How long does it usually take you to finish a project?
It really depends on the project and how motivated I am. It took me three months to finish Secrets in Seaport, but that’s hardly an example of how long it takes for me to write well. I think it took me about five months to finish my most recent project, Cliche, and I owe my fast pace to Aerin, my dear critique partner, co-writer, and muse. 🙂
Do you have any routines to put you in the writing mood?
I don’t have an established routine for getting into the writing mood. I take the opportunities as they come. I never know when inspiration will strike next. But in the past, listening to music that fits the mood or even just reading books have helped me break the cycle of writer’s block, at least for short periods.
If you know of any good ones, I’m all ears!
What time of day do you write best?
Extremely early in the morning or extremely late at night. The best, albeit most absurd, madness-ridden pieces of writing typically come to fruition at unearthly hours. I think the self-scrutinizing parts of my brain goes dormant when I’m half-asleep, which enables me to write more freely.
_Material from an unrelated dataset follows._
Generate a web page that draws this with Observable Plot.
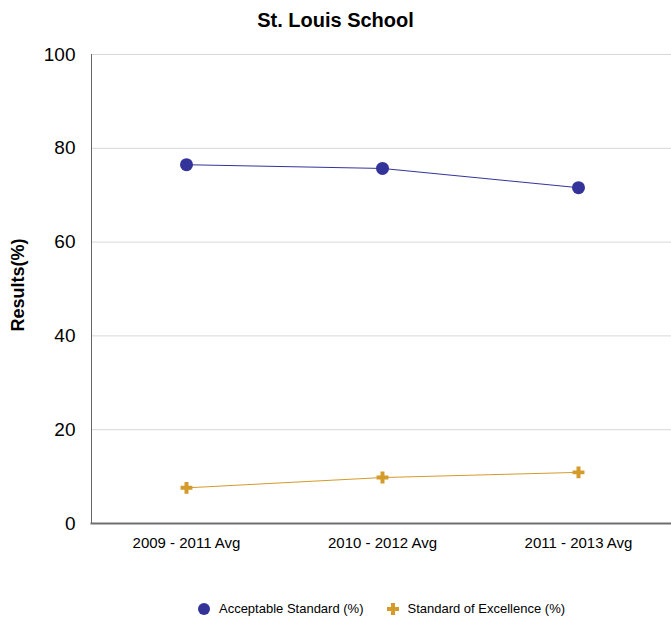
<!DOCTYPE html>
<html>
<head>
<meta charset="utf-8">
<script src="https://cdn.jsdelivr.net/npm/d3@7"></script>
<script src="https://cdn.jsdelivr.net/npm/@observablehq/plot@0.6"></script>
<style>
  html, body { margin: 0; padding: 0; background: #fff; }
  body { width: 671px; font-family: "Liberation Sans", Arial, sans-serif; }
  #title { height: 40px; line-height: 40px; text-align: center; font-weight: bold; font-size: 20px; color: #000; }
  #legend { height: 27px; padding-left: 91px; display: flex; justify-content: center; align-items: center; font-size: 13px; color: #000; }
  #legend .item { display: flex; align-items: center; margin: 0 11px; }
  #legend svg { margin-right: 8px; }
</style>
</head>
<body>
<div id="title">St. Louis School</div>
<div id="chart"></div>
<div id="legend"></div>
<script>
const categories = ["2009 - 2011 Avg", "2010 - 2012 Avg", "2011 - 2013 Avg"];
const acceptable = [76.5, 75.7, 71.6];
const excellence = [7.6, 9.8, 10.9];
const seriesNames = ["Acceptable Standard (%)", "Standard of Excellence (%)"];
const seriesColors = ["#333399", "#D49A2A"];
const yTicks = [0, 20, 40, 60, 80, 100];

const rows = [];
categories.forEach((c, i) => {
  rows.push({cat: c, value: acceptable[i], series: seriesNames[0]});
  rows.push({cat: c, value: excellence[i], series: seriesNames[1]});
});
const accRows = rows.filter(d => d.series === seriesNames[0]);
const excRows = rows.filter(d => d.series === seriesNames[1]);

const chart = Plot.plot({
  width: 671,
  height: 555,
  marginTop: 14,
  marginBottom: 72,
  marginLeft: 91,
  marginRight: 0,
  style: { fontFamily: "Liberation Sans, Arial, sans-serif", background: "#fff" },
  x: { type: "point", domain: categories, range: [186, 578], padding: 0, label: null },
  y: { domain: [0, 100], ticks: yTicks, label: null },
  marks: [
    Plot.gridY(yTicks, { stroke: "#d8d8d8", strokeOpacity: 1 }),
    Plot.axisY(yTicks, { tickSize: 0, tickPadding: 16, fontSize: 19, fill: "#000", label: null }),
    Plot.text(["Results(%)"], { frameAnchor: "left", textAnchor: "middle", dx: -73, dy: -4, rotate: -90, fontSize: 18, fontWeight: "bold", fill: "#000" }),
    Plot.axisX({ tickSize: 0, tickPadding: 14, fontSize: 15, fill: "#000", label: null }),
    Plot.frame({ anchor: "left", stroke: "#666", strokeWidth: 1 }),
    Plot.frame({ anchor: "bottom", stroke: "#6e6e6e", strokeWidth: 2 }),
    Plot.line(accRows, { x: "cat", y: "value", stroke: seriesColors[0], strokeWidth: 1 }),
    Plot.line(excRows, { x: "cat", y: "value", stroke: seriesColors[1], strokeWidth: 1 }),
    Plot.dot(accRows, { x: "cat", y: "value", r: 6.5, fill: seriesColors[0], symbol: "circle" }),
    Plot.dot(excRows, { x: "cat", y: "value", r: 5, fill: seriesColors[1], stroke: "none", symbol: "cross" })
  ]
});
document.getElementById("chart").appendChild(chart);

const legend = document.getElementById("legend");
seriesNames.forEach((name, i) => {
  const item = document.createElement("div");
  item.className = "item";
  const sym = i === 0
    ? `<svg width="14" height="14"><circle cx="7" cy="7" r="6" fill="${seriesColors[0]}"/></svg>`
    : `<svg width="14" height="14"><path transform="translate(7,7)" d="${d3.symbol(d3.symbolCross, 80)()}" fill="${seriesColors[1]}"/></svg>`;
  item.innerHTML = sym + `<span>${name}</span>`;
  legend.appendChild(item);
});
</script>
</body>
</html>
Are there any authors you think you have a similar style to?
My tenth grade English teacher compared my writing style to that of Douglas Adams. I tried reading The Hitchhiker’s Guide to the Galaxy that year and never finished it, so I can’t verify that comparison for myself. Still, Adams was a Whovian and considered a terrific writer by many, so I appreciate the comparison.
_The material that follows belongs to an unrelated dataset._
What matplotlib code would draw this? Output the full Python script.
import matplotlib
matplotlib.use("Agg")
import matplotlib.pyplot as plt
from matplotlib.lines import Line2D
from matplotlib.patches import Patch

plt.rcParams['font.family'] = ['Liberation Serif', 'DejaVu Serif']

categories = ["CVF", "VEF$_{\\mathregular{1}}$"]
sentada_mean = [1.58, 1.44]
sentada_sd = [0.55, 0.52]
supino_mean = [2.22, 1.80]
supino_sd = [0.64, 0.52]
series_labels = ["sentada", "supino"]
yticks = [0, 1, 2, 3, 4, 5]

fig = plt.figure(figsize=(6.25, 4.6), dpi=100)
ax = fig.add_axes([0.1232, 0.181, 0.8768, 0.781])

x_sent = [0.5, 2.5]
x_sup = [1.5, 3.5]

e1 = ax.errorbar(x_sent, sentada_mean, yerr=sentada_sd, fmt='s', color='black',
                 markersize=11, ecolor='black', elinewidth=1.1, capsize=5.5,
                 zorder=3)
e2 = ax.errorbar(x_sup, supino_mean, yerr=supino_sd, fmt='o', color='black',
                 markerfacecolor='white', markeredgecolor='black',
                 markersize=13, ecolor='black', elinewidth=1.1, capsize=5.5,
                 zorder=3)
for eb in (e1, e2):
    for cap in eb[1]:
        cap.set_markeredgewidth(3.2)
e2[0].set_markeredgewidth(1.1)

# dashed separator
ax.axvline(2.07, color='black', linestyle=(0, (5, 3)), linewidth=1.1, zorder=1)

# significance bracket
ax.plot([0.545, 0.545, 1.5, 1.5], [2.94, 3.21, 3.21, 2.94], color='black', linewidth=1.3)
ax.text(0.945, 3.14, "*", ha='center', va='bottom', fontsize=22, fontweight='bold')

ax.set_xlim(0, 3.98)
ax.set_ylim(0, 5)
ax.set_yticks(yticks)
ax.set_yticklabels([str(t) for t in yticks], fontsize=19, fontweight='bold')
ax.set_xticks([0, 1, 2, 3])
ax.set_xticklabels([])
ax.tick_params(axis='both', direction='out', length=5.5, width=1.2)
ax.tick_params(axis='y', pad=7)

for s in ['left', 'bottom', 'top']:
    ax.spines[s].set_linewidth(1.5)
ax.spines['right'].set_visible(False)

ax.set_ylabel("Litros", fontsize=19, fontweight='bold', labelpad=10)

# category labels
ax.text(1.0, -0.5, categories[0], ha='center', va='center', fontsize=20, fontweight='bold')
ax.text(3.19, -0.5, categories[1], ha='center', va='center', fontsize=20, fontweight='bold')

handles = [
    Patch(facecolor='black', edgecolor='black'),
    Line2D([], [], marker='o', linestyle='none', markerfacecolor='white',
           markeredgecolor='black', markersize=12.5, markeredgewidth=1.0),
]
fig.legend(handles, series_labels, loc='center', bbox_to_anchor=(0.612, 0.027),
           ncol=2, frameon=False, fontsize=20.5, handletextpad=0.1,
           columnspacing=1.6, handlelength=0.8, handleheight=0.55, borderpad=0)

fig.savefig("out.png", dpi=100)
Oddly, my writing style is easily influenced by whatever I’m reading at the time.
For example, I wrote Cliche on the heels of finishing A Series of Unfortunate Events on Netflix – there’s a chapter entitled Meanwhile, Back at the Bookstore.
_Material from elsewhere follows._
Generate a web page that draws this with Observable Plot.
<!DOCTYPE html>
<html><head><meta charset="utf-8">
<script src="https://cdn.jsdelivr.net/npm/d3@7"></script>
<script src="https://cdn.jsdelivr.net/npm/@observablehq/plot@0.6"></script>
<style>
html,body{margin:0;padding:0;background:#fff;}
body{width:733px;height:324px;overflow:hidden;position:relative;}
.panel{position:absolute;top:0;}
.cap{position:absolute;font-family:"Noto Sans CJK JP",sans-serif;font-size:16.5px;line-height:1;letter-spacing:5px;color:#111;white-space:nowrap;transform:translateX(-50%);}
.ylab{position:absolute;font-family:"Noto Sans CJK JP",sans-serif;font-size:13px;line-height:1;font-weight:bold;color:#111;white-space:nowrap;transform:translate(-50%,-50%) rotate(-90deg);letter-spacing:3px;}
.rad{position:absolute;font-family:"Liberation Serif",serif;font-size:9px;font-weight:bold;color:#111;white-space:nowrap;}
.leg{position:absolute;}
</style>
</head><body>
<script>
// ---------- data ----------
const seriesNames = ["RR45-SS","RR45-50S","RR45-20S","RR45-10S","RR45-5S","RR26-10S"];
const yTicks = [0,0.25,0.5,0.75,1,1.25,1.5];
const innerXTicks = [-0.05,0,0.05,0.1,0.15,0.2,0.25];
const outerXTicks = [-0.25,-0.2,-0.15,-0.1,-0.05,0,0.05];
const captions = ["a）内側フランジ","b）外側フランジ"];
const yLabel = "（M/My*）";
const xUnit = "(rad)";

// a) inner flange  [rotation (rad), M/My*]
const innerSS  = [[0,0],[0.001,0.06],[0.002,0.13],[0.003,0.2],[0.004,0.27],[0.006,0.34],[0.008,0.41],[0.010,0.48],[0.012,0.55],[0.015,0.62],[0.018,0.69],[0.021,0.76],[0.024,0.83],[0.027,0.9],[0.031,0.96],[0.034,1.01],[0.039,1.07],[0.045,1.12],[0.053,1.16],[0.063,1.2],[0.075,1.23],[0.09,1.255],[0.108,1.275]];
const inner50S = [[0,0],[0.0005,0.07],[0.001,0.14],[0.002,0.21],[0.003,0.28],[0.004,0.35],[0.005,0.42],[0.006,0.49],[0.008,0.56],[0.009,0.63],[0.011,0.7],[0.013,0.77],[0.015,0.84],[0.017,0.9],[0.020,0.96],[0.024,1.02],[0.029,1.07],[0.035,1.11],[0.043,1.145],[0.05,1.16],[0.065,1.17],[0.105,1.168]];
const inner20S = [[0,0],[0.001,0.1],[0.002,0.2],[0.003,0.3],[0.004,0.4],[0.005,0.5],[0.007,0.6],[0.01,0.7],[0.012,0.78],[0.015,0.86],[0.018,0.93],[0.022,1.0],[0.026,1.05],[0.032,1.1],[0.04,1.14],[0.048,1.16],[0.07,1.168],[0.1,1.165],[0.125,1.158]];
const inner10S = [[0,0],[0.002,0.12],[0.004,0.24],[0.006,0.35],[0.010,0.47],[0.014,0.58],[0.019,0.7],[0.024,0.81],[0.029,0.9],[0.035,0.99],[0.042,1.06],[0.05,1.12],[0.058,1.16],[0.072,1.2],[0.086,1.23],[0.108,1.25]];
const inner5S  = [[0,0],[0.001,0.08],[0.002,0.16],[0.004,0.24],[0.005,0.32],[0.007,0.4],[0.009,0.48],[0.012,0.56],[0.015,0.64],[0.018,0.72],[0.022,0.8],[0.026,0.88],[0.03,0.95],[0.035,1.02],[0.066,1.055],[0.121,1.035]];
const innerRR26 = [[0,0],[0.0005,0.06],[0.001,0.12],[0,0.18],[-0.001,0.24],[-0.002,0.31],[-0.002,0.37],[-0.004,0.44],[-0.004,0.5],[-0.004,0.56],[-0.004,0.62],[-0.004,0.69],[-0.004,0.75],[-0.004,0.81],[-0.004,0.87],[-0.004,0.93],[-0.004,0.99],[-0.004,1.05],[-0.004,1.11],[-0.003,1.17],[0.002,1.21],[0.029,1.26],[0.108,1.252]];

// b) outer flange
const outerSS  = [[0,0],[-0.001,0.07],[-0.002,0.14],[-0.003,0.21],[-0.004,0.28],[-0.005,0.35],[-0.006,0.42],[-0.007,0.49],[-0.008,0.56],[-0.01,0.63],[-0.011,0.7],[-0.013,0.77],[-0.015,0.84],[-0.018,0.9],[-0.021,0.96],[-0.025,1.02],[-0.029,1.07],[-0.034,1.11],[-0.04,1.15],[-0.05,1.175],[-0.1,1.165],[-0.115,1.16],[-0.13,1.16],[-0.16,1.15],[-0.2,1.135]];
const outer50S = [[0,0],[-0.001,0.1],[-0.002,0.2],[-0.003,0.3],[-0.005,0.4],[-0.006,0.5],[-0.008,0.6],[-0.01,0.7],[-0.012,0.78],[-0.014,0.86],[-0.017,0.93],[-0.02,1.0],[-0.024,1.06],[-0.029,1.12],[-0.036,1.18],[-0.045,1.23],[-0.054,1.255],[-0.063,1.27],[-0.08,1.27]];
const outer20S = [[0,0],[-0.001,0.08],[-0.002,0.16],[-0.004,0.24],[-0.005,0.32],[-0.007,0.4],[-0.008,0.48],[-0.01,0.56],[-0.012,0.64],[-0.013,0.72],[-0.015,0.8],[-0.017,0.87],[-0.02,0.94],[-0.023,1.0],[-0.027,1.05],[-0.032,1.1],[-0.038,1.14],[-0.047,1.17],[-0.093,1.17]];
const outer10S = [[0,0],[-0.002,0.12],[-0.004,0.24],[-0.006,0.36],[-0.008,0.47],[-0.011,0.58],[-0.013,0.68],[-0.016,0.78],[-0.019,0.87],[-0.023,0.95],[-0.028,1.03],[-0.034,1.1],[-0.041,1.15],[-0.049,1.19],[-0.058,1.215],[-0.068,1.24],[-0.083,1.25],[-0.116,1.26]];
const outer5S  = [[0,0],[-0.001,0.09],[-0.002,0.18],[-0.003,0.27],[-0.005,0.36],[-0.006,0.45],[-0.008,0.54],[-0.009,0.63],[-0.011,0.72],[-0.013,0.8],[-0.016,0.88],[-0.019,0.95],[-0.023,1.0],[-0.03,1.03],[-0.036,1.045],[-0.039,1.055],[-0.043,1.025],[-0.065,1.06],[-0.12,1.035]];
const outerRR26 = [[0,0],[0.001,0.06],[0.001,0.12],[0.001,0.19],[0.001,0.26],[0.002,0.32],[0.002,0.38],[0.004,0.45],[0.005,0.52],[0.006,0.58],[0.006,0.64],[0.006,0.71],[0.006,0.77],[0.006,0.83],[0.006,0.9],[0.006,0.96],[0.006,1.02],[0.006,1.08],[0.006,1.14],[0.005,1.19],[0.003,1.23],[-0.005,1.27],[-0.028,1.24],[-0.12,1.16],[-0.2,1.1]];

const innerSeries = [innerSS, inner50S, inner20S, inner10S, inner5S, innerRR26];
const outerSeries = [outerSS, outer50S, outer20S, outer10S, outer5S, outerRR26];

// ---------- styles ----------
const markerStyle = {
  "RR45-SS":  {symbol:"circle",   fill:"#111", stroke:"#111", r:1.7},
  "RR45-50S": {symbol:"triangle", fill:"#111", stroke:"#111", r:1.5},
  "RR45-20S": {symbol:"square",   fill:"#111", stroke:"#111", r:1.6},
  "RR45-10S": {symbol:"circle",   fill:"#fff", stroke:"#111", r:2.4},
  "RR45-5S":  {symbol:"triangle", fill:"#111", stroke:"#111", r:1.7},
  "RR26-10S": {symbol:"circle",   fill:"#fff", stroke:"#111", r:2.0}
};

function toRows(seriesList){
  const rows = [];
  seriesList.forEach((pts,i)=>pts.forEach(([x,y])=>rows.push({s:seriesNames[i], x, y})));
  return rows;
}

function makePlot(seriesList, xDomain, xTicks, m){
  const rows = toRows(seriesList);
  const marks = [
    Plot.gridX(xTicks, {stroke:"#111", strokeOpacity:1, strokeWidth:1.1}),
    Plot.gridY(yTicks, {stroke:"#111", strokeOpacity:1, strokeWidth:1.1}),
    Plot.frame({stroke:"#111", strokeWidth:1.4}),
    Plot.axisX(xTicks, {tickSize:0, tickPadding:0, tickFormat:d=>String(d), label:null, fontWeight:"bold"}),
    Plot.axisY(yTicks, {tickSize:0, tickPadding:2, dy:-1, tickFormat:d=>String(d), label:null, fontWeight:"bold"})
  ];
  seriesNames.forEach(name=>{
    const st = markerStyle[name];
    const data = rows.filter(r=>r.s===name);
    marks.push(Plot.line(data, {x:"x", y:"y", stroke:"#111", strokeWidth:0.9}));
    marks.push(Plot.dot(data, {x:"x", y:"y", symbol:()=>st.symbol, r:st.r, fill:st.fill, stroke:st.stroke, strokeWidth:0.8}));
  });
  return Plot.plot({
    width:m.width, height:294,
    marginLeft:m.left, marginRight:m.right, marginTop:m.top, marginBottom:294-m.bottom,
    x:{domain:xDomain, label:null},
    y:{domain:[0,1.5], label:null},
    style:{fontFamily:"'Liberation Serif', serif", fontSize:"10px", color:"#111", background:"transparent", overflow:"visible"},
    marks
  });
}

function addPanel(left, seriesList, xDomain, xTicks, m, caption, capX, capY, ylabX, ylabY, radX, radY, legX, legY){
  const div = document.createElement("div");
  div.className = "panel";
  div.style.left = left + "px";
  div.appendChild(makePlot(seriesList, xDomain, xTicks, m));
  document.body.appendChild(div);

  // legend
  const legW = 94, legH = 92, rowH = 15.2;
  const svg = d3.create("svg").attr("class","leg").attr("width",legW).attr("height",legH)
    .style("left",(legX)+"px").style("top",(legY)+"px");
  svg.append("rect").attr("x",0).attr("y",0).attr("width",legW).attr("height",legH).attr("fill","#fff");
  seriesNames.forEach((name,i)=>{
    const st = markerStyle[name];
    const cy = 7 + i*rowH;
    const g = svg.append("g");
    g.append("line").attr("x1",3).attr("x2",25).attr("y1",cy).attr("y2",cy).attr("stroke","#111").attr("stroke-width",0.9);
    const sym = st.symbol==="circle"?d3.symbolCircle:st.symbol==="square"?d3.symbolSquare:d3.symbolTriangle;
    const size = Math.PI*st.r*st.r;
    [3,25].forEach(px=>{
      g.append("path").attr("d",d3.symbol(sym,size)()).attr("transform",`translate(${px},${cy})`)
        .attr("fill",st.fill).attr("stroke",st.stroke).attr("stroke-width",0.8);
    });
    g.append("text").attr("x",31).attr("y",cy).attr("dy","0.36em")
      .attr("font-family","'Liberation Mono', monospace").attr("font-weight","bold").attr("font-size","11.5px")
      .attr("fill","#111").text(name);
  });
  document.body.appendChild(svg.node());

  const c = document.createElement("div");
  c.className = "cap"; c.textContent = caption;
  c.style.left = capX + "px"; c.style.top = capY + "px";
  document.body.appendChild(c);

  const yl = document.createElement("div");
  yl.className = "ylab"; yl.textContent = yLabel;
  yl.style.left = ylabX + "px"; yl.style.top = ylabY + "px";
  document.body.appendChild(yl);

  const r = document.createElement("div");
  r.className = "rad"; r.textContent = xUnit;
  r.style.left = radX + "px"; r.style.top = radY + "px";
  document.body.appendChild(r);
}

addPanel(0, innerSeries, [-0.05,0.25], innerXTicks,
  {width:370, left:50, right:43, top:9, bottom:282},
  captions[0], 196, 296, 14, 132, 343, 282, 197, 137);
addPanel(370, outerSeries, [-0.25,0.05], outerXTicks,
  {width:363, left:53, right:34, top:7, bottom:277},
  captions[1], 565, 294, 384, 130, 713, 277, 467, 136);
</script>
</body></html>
If I’ve been reading a lot of Conan Doyle, my first-person narrative pieces include many “said I’s” and other quirky Doyleisms. (One of these days, I’ll read enough that I’m motivated to continue my Sherlock Holmes genderswap story.)
I also try (but don’t often succeed) to read Dickens when I’m doing freelance writing, paid by the word. 😛
Why did you start writing, and why do you keep writing?
I started writing chapter books in word processor files at age ten because it was a quiet and not particularly costly way of making art. People didn’t take notice, so they didn’t make a huge fuss about it at family gatherings, as they did with my musical dabbles.
Today, I write because first and foremost to entertain myself. In my tweens and early teens, I had a hard time digesting books with vulgar content. (I still do, though I have a clearer idea of my current comfort zone.) Anyway, I tried writing the kinds of stories that wouldn’t make me blush or feel very indignant as a kid. I want to publish them someday because I hope others like me, with my sensitivities, might benefit from them too.
What’s the hardest thing you’ve written?
One of the hardest thing I’ve written so far, for a story, is a diary entry from the perspective of a character who has fallen in love. As a headstrong young prude, it took me a while to embrace the reality that attraction, love, and the creation of new life needn’t necessarily be cheap, dirty, promiscuous things simply because the mainstream media portrays them as such so often. The least I can do is portray those beautiful facts of life in a clean, tasteful way; once I realized that, I was able to tell the story of how After the Fall’s protagonist came to be.
Is there a project you want to tackle someday but you don’t feel ready yet?
Rewriting Adventures with my Time-Traveling Uncle. It’s such a neat project, but at the time I wrote it, I really didn’t have the skills to convey the story in a compelling, publishable fashion. I printed a single copy for myself and it’s around here somewhere, but I never sold it. It was 50 book-pages long, approximately. I have one-third a mind to retell the important parts as a short story, because I need to get back into the habit of writing those.
What writing goals did you make for 2017 and how are they going?
I didn’t make any. 😀 That way, I was pleasantly surprised when I was suddenly able to churn out an entire first draft in about six months’ time!
Describe your writing process in 3 words or a gif!
Spontaneous. Passionate. Progressive.